A long term challenge
“With a gradual change, we would like to return the original plants,” says Václavík. For example, the association would like to see local varieties of fruit trees appear. This work will mobilise many volunteers, over several years, who will do all the work of restoration and conservation with the strength of their arms and their motivation. “In 2021, we received part of the funds from public collections and thanks to the endowment fund,” says Václavík. Last month, Břeclav city council also took the decision to support the project by lending 5,000 square meters of land to the Brontosaurus movement so that they could implement the Krče floodplain park project. “The city council accepted this plan very positively, and approved the loan. We look forward to the implementation of our priorities and we are happy that Brontosaurus have taken over this place in this way,” said Jakub Matuška, Deputy Mayor of Břeclav.
“But, money, land and work will take several years,” admits Václavík. For the moment, “in order to be able to manage the land now, we can borrow it, the loan is free, the rent is paid,” but the need to raise funds remains. The organisation aims to buy the land little by little, in order to anchor the project in the long term. Even if the workforce is mostly voluntary, it will also be necessary to plan for other expenses, such as buying all the equipment necessary for the good running of operations and working on the water network. “The water network surrounds the entire complex. As part of water management work in the 1970s, major changes were made to the water system. We will use the existing supply and discharge system to which we will connect,” he says. Fortunately, “there is also a high groundwater level, so it is not difficult to transport water.”

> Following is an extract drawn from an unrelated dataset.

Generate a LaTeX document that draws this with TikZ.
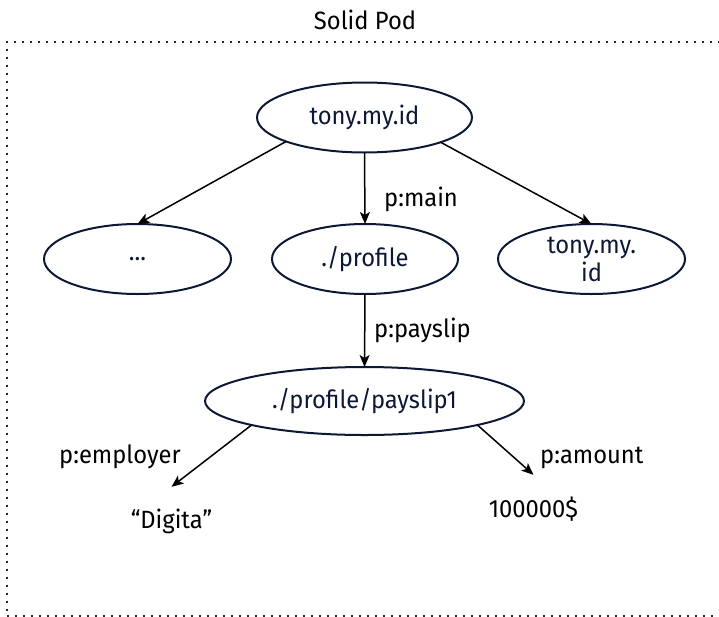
\documentclass[tikz,border=0pt]{standalone}
\usepackage{fontspec}
\setmainfont{Fira Sans}[FakeStretch=0.95]
\usetikzlibrary{arrows.meta,shapes.geometric}
\definecolor{navy}{RGB}{12,24,52}
\begin{document}
\begin{tikzpicture}[x=1pt,y=-1pt,
  every node/.style={font=\fontsize{25}{28}\selectfont},
  elli/.style={ellipse, draw=navy, line width=2pt, text=navy, inner sep=0pt, outer sep=0pt, align=center},
  lbl/.style={text=black, inner sep=0pt},
  arr/.style={line width=1.5pt, -{Stealth[length=12pt,width=10pt,inset=3pt]}},
  pod/.style={line width=2pt, dash pattern=on 2pt off 6pt, black!85}
]
\useasboundingbox (0,0) rectangle (719,616);
% dotted container
\coordinate (boxTR) at (760,42);
\coordinate (boxTL) at (6.7,42);
\coordinate (boxBL) at (6.7,616);
\coordinate (boxBR) at (760,616);
\draw[pod] (boxTR) -- (boxTL) -- (boxBL) -- (boxBR);
\node[lbl, anchor=base] (title) at (365,29) {Solid Pod};

% nodes
\node[elli, minimum width=215pt, minimum height=70pt] (tony) at (364.5,117.5) {tony.my.id};
\node[elli, minimum width=187pt, minimum height=70pt] (dots) at (137.5,259) {...};
\node[elli, minimum width=186pt, minimum height=70pt] (profile) at (365,259) {./profile};
\node[elli, minimum width=187pt, minimum height=70pt] (tony2) at (591.5,259) {tony.my.\\id};
\node[elli, minimum width=319pt, minimum height=68pt] (payslip) at (364.5,401) {./profile/payslip1};
\node[lbl, anchor=base, text height=41pt, text depth=5pt] (digita) at (171.5,528) {“Digita”};
\node[lbl, anchor=base, text height=42pt, text depth=5pt] (amount) at (533.5,517) {100000\$};

% edges
\draw[arr] (tony.197.6) -- (dots.north);
\draw[arr] (tony.south) -- (profile.north);
\draw[arr] (tony.-18) -- (tony2.north);
\draw[arr] (profile.south) -- (payslip.north);
\draw[arr] (payslip.192) -- (digita.north);
\draw[arr] (payslip.-12) -- (amount.north);

% edge labels
\node[lbl, anchor=base west] (lmain) at (384,206) {p:main};
\node[lbl, anchor=base west] (lpay) at (374,337) {p:payslip};
\node[lbl, anchor=base west] (lemp) at (59,463) {p:employer};
\node[lbl, anchor=base west] (lamt) at (540,463) {p:amount};
\end{tikzpicture}
\end{document}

A refuge for fauna and flora
In the long term, the team hopes to make the park a refuge for fauna and flora. “We would also like to attract more water birds and amphibians to the area,” says Václavík. Wetlands and swamps are particularly important places from an ecological point of view, and are home to a large number of species. Some, like birds or insects, specifically need this type of habitat to reproduce. Current pressures due to human activity that weigh on ecosystems, in particular global warming, make them more vulnerable. It is therefore all the more important to offer nature refuges that we take care of.
The park, close to the city centre, should be open to the public during the second half of the year, but the work, the long and meticulous restoration of a functioning ecosystem, will take years. “We want to learn from this site how to acquire similar places, how to take care of them and pass on this experience and know-how to other people. We want to use this example to motivate similar actions and projects in other places,” explains the association.